Planning maintenance can get you so far, but corrective maintenance is a critical component of overall maintenance strategy, particularly in environments where equipment failures can significantly disrupt operations. Unlike preventive maintenance, which is scheduled and planned to avoid failures, corrective maintenance is performed after a failure has occurred in order to restore equipment to its proper working condition.
Not all faults can be foreseen, and corrective maintenance is often the cheaper option. However, in the short term, it can have long term financial and security consequences. Even when working preventively, it is important to have corrective strategies in place, ensuring quick resolutions of failures.

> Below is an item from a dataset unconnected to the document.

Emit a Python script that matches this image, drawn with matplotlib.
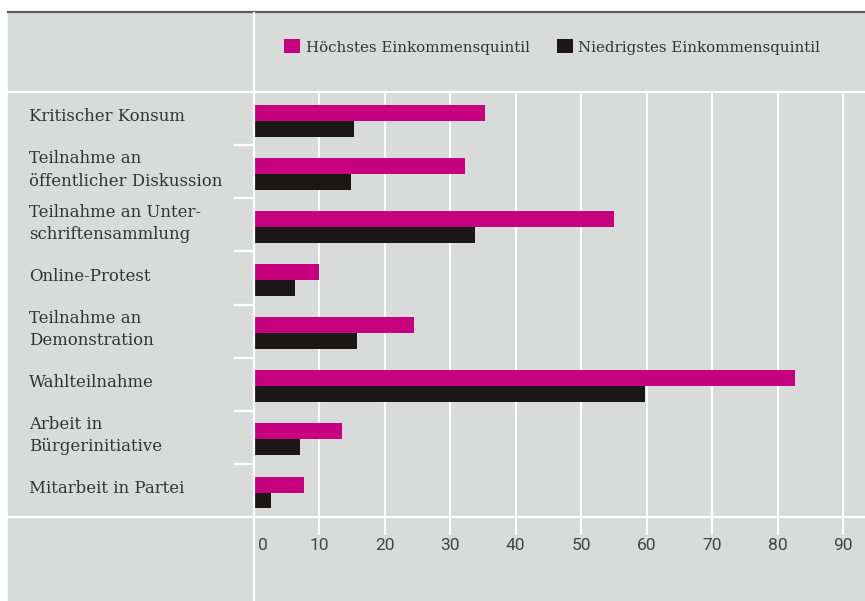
import matplotlib
matplotlib.use("Agg")
import matplotlib.pyplot as plt
from matplotlib.patches import Rectangle
from matplotlib.lines import Line2D
from matplotlib import transforms

categories = [
    "Kritischer Konsum",
    "Teilnahme an\nöffentlicher Diskussion",
    "Teilnahme an Unter-\nschriftensammlung",
    "Online-Protest",
    "Teilnahme an\nDemonstration",
    "Wahlteilnahme",
    "Arbeit in\nBürgerinitiative",
    "Mitarbeit in Partei",
]
hoechstes = [35.3, 32.3, 55.0, 10.0, 24.5, 82.7, 13.5, 7.7]
niedrigstes = [15.4, 14.9, 33.8, 6.4, 15.8, 59.8, 7.1, 2.6]
ticks = [0, 10, 20, 30, 40, 50, 60, 70, 80, 90]
series_names = ["Höchstes Einkommensquintil", "Niedrigstes Einkommensquintil"]

pink = "#c6007e"
black = "#1a1716"
bg = "#d9dada"
txt = "#333333"
serif = "DejaVu Serif"

W, H = 865, 601


def fx(x):
    return x / W


def fy(y):
    return 1 - y / H


fig = plt.figure(figsize=(W / 100, H / 100), dpi=100)
fig.patches.append(Rectangle((fx(8), 0), fx(865) - fx(8), fy(12), transform=fig.transFigure,
                             color=bg, zorder=-5))
# frame lines
fig.lines.append(Line2D([fx(8), 1], [fy(11.5)] * 2, transform=fig.transFigure, color="#5a5a5a", lw=1.6))
for y in (92, 517):
    fig.lines.append(Line2D([fx(8), 1], [fy(y)] * 2, transform=fig.transFigure, color="white", lw=1.6))
fig.lines.append(Line2D([fx(253.5)] * 2, [0, fy(12.5)], transform=fig.transFigure, color="white", lw=1.6))

ax = fig.add_axes([fx(253.5), fy(517), 1 - fx(253.5), (517 - 92) / H])
ax.set_facecolor("none")
ax.set_xlim(0, (865 - 253.5) / 6.55)
ax.set_ylim(len(categories), 0)

ypos = list(range(len(categories)))
ax.barh([y + 0.39 for y in ypos], hoechstes, height=0.30, color=pink, label=series_names[0], zorder=3)
ax.barh([y + 0.69 for y in ypos], niedrigstes, height=0.30, color=black, label=series_names[1], zorder=3)

# row separators in the label column
tr = transforms.blended_transform_factory(fig.transFigure, ax.transData)
for b in range(1, len(categories)):
    ax.add_line(Line2D([fx(235), fx(253.5)], [b, b], transform=tr, color="white", lw=1.6, clip_on=False))

for s in ax.spines.values():
    s.set_visible(False)

ax.set_xticks(ticks[1:])
ax.grid(axis="x", color="white", lw=1.5, zorder=1)
ax.tick_params(axis="x", length=13, width=1.5, color="white", labelbottom=False)
ax.tick_params(axis="y", length=0)
ax.set_yticks([y + 0.47 for y in ypos])
ax.set_yticklabels(categories, ha="left", va="center", fontsize=11.9, color=txt, family=serif,
                   linespacing=1.4)
ax.tick_params(axis="y", pad=(253.5 - 29) * 0.72)

# x tick labels
tl = transforms.blended_transform_factory(ax.transData, fig.transFigure)
for t in ticks:
    xt = t if t > 0 else 1.4
    ax.text(xt, fy(545), str(t), transform=tl, ha="center", va="center", fontsize=12.5,
            color="#444444", family="Roboto", clip_on=False)

leg = fig.legend(loc="center left", bbox_to_anchor=(fx(284), fy(47)), ncol=2, frameon=False,
                 handlelength=1.05, handleheight=1.05, handletextpad=0.4, columnspacing=1.8,
                 borderpad=0, borderaxespad=0, prop={"family": serif, "size": 10.8})
for t in leg.get_texts():
    t.set_color(txt)

fig.savefig("out.png", dpi=100)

A corrective approach to maintenance is not adequate for most companies, therefore a CMMS software is the easiest and most reliable method of executing planned maintenance strategies.
Learn more about planning in a Maintenance Management System →
What are the Different Corrective Maintenance Strategies?
In the following sections we will cover the two different corrective maintenance strategies and how each of these strategies can impact your maintenance.
2 main corrective maintenance strategies:
- Emergency Maintenance
- Reactive Maintenance
Overview of Maintenance Strategies
When exploring maintenance strategies within the maritime sector, it is essential to differentiate between the various approaches to preventive and corrective maintenance. This distinction can be obscured as certain strategies are recognized by multiple designations. To clarify, we have organized a summary of the prevalent maintenance strategies typically implemented in ship management.
Learn about Preventive Maintenance Strategies→
What is Reactive Maintenance?
This maintenance strategy is also known as breakdown maintenance strategy, where you fix the equipment when it breaks. This means that the maintenance is only performed once the issue is identified.
Maintenance departments may be under the wrong impression that Reactive Maintenance is the easiest approach. This is because there is no initial cost, and it requires lower staffing and less planning than planned maintenance.
However, once the breakdown occurs to critical equipment, it tends to catch you unaware, and you get overtime and extensive repair costs. Or maybe you will experience a long delivery time on necessary spare parts, which in the worst case scenario can stop your entire production – or parts of it.
Reactive Maintenance as a strategy
This strategy is ideal for small companies or for maintenance jobs on less critical equipment where breakdown do not cause collateral damage.
This maintenance strategy can be a part of your maintenance strategy because all equipment failure cannot be planned or predicted. However, you should not exclusively rely on the strategy and if zero downtime is important, you should consider another strategy.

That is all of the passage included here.